__Direction__
Transcribe the listing in full, excluding any pictures.

__Material provided__
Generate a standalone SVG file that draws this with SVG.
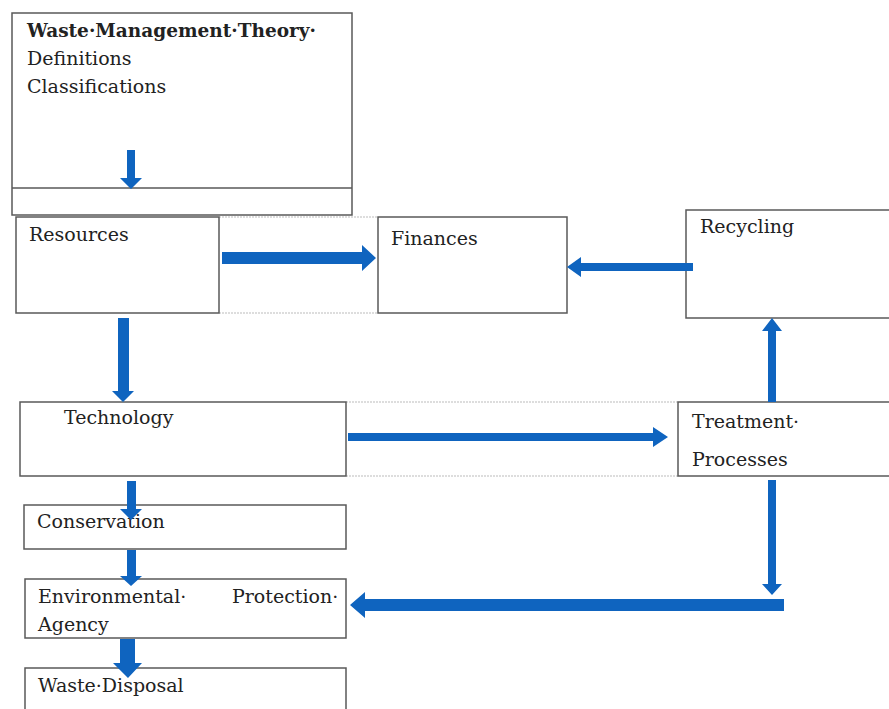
<svg xmlns="http://www.w3.org/2000/svg" width="889" height="709" viewBox="0 0 889 709">
<style>
.box{fill:#fff;stroke:#595959;stroke-width:1.5}
.dot{stroke:#bbb;stroke-width:1;stroke-dasharray:2 1;fill:none}
.t{font-family:"DejaVu Serif","Liberation Serif",serif;font-size:19px;fill:#222}
.b{font-weight:bold;font-size:18.5px}
.arr{fill:#0f64bf}
</style>
<rect width="889" height="709" fill="#fff"/>
<g id="dotted">
<line class="dot" x1="219" y1="217" x2="378" y2="217"/>
<line class="dot" x1="219" y1="313" x2="378" y2="313"/>
<line class="dot" x1="346" y1="402" x2="678" y2="402"/>
<line class="dot" x1="346" y1="476" x2="678" y2="476"/>
</g>
<g id="theory">
<rect class="box" x="12" y="13" width="340" height="202"/>
<line x1="12" y1="188" x2="352" y2="188" stroke="#595959" stroke-width="1.5"/>
<text class="t b" x="27" y="37">Waste·Management·Theory·</text>
<text class="t" x="27" y="65">Definitions</text>
<text class="t" x="27" y="93">Classifications</text>
</g>
<g id="resources">
<rect class="box" x="16" y="217" width="203" height="96"/>
<text class="t" x="29" y="241">Resources</text>
</g>
<g id="finances">
<rect class="box" x="378" y="217" width="189" height="96"/>
<text class="t" x="391" y="245">Finances</text>
</g>
<g id="recycling">
<rect class="box" x="686" y="210" width="210" height="108"/>
<text class="t" x="700" y="233">Recycling</text>
</g>
<g id="technology">
<rect class="box" x="20" y="402" width="326" height="74"/>
<text class="t" x="64" y="424">Technology</text>
</g>
<g id="treatment">
<rect class="box" x="678" y="402" width="218" height="74"/>
<text class="t" x="692" y="428">Treatment·</text>
<text class="t" x="692" y="466">Processes</text>
</g>
<g id="conservation">
<rect class="box" x="24" y="505" width="322" height="44"/>
<text class="t" x="37" y="528">Conservation</text>
</g>
<g id="epa">
<rect class="box" x="25" y="579" width="321" height="59"/>
<text class="t" x="38" y="603">Environmental·</text>
<text class="t" x="232" y="603">Protection·</text>
<text class="t" x="38" y="631">Agency</text>
</g>
<g id="disposal">
<rect class="box" x="25" y="668" width="321" height="50"/>
<text class="t" x="38" y="692">Waste·Disposal</text>
</g>
<g id="connectors">
<polygon class="arr" points="127,150 135,150 135,178 142,178 131,189 120,178 127,178"/>
<polygon class="arr" points="222,252 362,252 362,245 376,258 362,271 362,264 222,264"/>
<polygon class="arr" points="693,263 581,263 581,257 567,267 581,277 581,271 693,271"/>
<polygon class="arr" points="118,318 129,318 129,391 134,391 123,402 112,391 118,391"/>
<polygon class="arr" points="348,433 653,433 653,427 668,437 653,447 653,441 348,441"/>
<polygon class="arr" points="768,402 776,402 776,331 782,331 772,318 762,331 768,331"/>
<polygon class="arr" points="768,480 776,480 776,584 782,584 772,595 762,584 768,584"/>
<polygon class="arr" points="784,599 365,599 365,592 350,605 365,618 365,611 784,611"/>
<polygon class="arr" points="127,481 136,481 136,509 142,509 131,520 120,509 127,509"/>
<polygon class="arr" points="127,550 136,550 136,576 142,576 131,586 120,576 127,576"/>
<polygon class="arr" points="120,639 135,639 135,663 142,663 128,678 113,663 120,663"/>
</g>
</svg>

__Solved exercise__
Generate a standalone SVG file that draws this with SVG.
<svg xmlns="http://www.w3.org/2000/svg" width="889" height="709" viewBox="0 0 889 709">
<style>
.box{fill:#fff;stroke:#595959;stroke-width:1.5}
.dot{stroke:#bbb;stroke-width:1;stroke-dasharray:2 1;fill:none}
.t{font-family:"DejaVu Serif","Liberation Serif",serif;font-size:19px;fill:#222}
.b{font-weight:bold;font-size:18.5px}
.arr{fill:#0f64bf}
</style>
<rect width="889" height="709" fill="#fff"/>
<g id="dotted">
<line class="dot" x1="219" y1="217" x2="378" y2="217"/>
<line class="dot" x1="219" y1="313" x2="378" y2="313"/>
<line class="dot" x1="346" y1="402" x2="678" y2="402"/>
<line class="dot" x1="346" y1="476" x2="678" y2="476"/>
</g>
<g id="theory">
<rect class="box" x="12" y="13" width="340" height="202"/>
<line x1="12" y1="188" x2="352" y2="188" stroke="#595959" stroke-width="1.5"/>
<text class="t b" x="27" y="37">Waste·Management·Theory·</text>
<text class="t" x="27" y="65">Definitions</text>
<text class="t" x="27" y="93">Classifications</text>
</g>
<g id="resources">
<rect class="box" x="16" y="217" width="203" height="96"/>
<text class="t" x="29" y="241">Resources</text>
</g>
<g id="finances">
<rect class="box" x="378" y="217" width="189" height="96"/>
<text class="t" x="391" y="245">Finances</text>
</g>
<g id="recycling">
<rect class="box" x="686" y="210" width="210" height="108"/>
<text class="t" x="700" y="233">Recycling</text>
</g>
<g id="technology">
<rect class="box" x="20" y="402" width="326" height="74"/>
<text class="t" x="64" y="424">Technology</text>
</g>
<g id="treatment">
<rect class="box" x="678" y="402" width="218" height="74"/>
<text class="t" x="692" y="428">Treatment·</text>
<text class="t" x="692" y="466">Processes</text>
</g>
<g id="conservation">
<rect class="box" x="24" y="505" width="322" height="44"/>
<text class="t" x="37" y="528">Conservation</text>
</g>
<g id="epa">
<rect class="box" x="25" y="579" width="321" height="59"/>
<text class="t" x="38" y="603">Environmental·</text>
<text class="t" x="232" y="603">Protection·</text>
<text class="t" x="38" y="631">Agency</text>
</g>
<g id="disposal">
<rect class="box" x="25" y="668" width="321" height="50"/>
<text class="t" x="38" y="692">Waste·Disposal</text>
</g>
<g id="connectors">
<polygon class="arr" points="127,150 135,150 135,178 142,178 131,189 120,178 127,178"/>
<polygon class="arr" points="222,252 362,252 362,245 376,258 362,271 362,264 222,264"/>
<polygon class="arr" points="693,263 581,263 581,257 567,267 581,277 581,271 693,271"/>
<polygon class="arr" points="118,318 129,318 129,391 134,391 123,402 112,391 118,391"/>
<polygon class="arr" points="348,433 653,433 653,427 668,437 653,447 653,441 348,441"/>
<polygon class="arr" points="768,402 776,402 776,331 782,331 772,318 762,331 768,331"/>
<polygon class="arr" points="768,480 776,480 776,584 782,584 772,595 762,584 768,584"/>
<polygon class="arr" points="784,599 365,599 365,592 350,605 365,618 365,611 784,611"/>
<polygon class="arr" points="127,481 136,481 136,509 142,509 131,520 120,509 127,509"/>
<polygon class="arr" points="127,550 136,550 136,576 142,576 131,586 120,576 127,576"/>
<polygon class="arr" points="120,639 135,639 135,663 142,663 128,678 113,663 120,663"/>
</g>
</svg>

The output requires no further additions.